» Given material

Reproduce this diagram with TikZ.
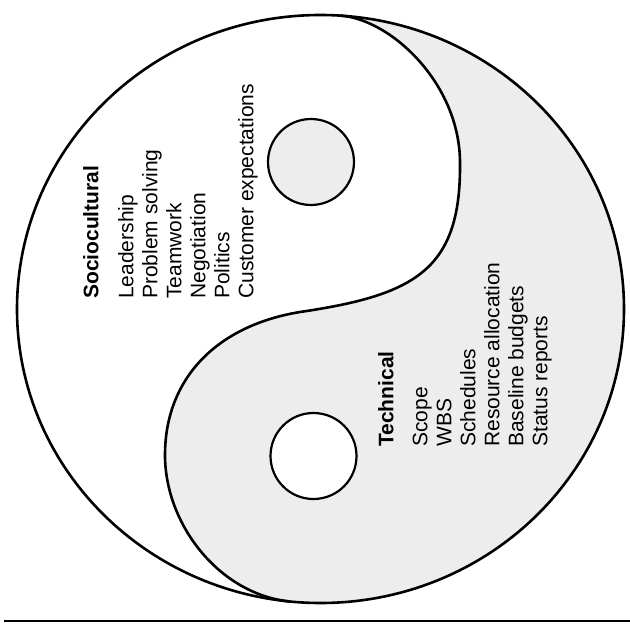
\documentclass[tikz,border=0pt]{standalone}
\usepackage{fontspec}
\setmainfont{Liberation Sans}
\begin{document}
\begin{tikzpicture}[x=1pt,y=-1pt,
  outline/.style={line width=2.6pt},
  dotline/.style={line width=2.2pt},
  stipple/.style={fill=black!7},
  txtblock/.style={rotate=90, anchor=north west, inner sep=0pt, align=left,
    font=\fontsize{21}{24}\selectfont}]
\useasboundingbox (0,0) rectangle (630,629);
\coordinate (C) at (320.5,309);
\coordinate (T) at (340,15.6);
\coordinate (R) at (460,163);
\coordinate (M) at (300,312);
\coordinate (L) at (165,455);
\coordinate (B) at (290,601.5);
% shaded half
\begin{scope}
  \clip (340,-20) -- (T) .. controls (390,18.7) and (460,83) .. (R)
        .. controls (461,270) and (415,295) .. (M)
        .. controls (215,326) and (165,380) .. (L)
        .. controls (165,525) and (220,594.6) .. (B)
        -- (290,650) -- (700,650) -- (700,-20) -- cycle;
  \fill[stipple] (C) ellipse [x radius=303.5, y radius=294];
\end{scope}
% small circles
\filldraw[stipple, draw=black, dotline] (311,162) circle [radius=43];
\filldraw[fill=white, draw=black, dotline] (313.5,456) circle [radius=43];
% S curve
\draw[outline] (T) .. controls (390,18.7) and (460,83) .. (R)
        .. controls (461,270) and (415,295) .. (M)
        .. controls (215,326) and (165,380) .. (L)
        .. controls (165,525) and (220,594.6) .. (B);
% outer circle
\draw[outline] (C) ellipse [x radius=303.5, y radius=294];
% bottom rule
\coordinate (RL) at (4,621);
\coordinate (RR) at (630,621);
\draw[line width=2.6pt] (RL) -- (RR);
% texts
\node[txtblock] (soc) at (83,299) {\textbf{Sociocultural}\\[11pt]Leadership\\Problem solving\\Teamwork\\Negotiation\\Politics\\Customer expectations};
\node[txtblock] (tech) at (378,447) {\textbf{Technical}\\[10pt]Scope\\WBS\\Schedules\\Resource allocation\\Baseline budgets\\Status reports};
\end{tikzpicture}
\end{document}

» Goal of the exercise
Omit every picture, then reproduce the rest of the listing exactly.

» Exercise output
Reproduce this diagram with TikZ.
\documentclass[tikz,border=0pt]{standalone}
\usepackage{fontspec}
\setmainfont{Liberation Sans}
\begin{document}
\begin{tikzpicture}[x=1pt,y=-1pt,
  outline/.style={line width=2.6pt},
  dotline/.style={line width=2.2pt},
  stipple/.style={fill=black!7},
  txtblock/.style={rotate=90, anchor=north west, inner sep=0pt, align=left,
    font=\fontsize{21}{24}\selectfont}]
\useasboundingbox (0,0) rectangle (630,629);
\coordinate (C) at (320.5,309);
\coordinate (T) at (340,15.6);
\coordinate (R) at (460,163);
\coordinate (M) at (300,312);
\coordinate (L) at (165,455);
\coordinate (B) at (290,601.5);
% shaded half
\begin{scope}
  \clip (340,-20) -- (T) .. controls (390,18.7) and (460,83) .. (R)
        .. controls (461,270) and (415,295) .. (M)
        .. controls (215,326) and (165,380) .. (L)
        .. controls (165,525) and (220,594.6) .. (B)
        -- (290,650) -- (700,650) -- (700,-20) -- cycle;
  \fill[stipple] (C) ellipse [x radius=303.5, y radius=294];
\end{scope}
% small circles
\filldraw[stipple, draw=black, dotline] (311,162) circle [radius=43];
\filldraw[fill=white, draw=black, dotline] (313.5,456) circle [radius=43];
% S curve
\draw[outline] (T) .. controls (390,18.7) and (460,83) .. (R)
        .. controls (461,270) and (415,295) .. (M)
        .. controls (215,326) and (165,380) .. (L)
        .. controls (165,525) and (220,594.6) .. (B);
% outer circle
\draw[outline] (C) ellipse [x radius=303.5, y radius=294];
% bottom rule
\coordinate (RL) at (4,621);
\coordinate (RR) at (630,621);
\draw[line width=2.6pt] (RL) -- (RR);
% texts
\node[txtblock] (soc) at (83,299) {\textbf{Sociocultural}\\[11pt]Leadership\\Problem solving\\Teamwork\\Negotiation\\Politics\\Customer expectations};
\node[txtblock] (tech) at (378,447) {\textbf{Technical}\\[10pt]Scope\\WBS\\Schedules\\Resource allocation\\Baseline budgets\\Status reports};
\end{tikzpicture}
\end{document}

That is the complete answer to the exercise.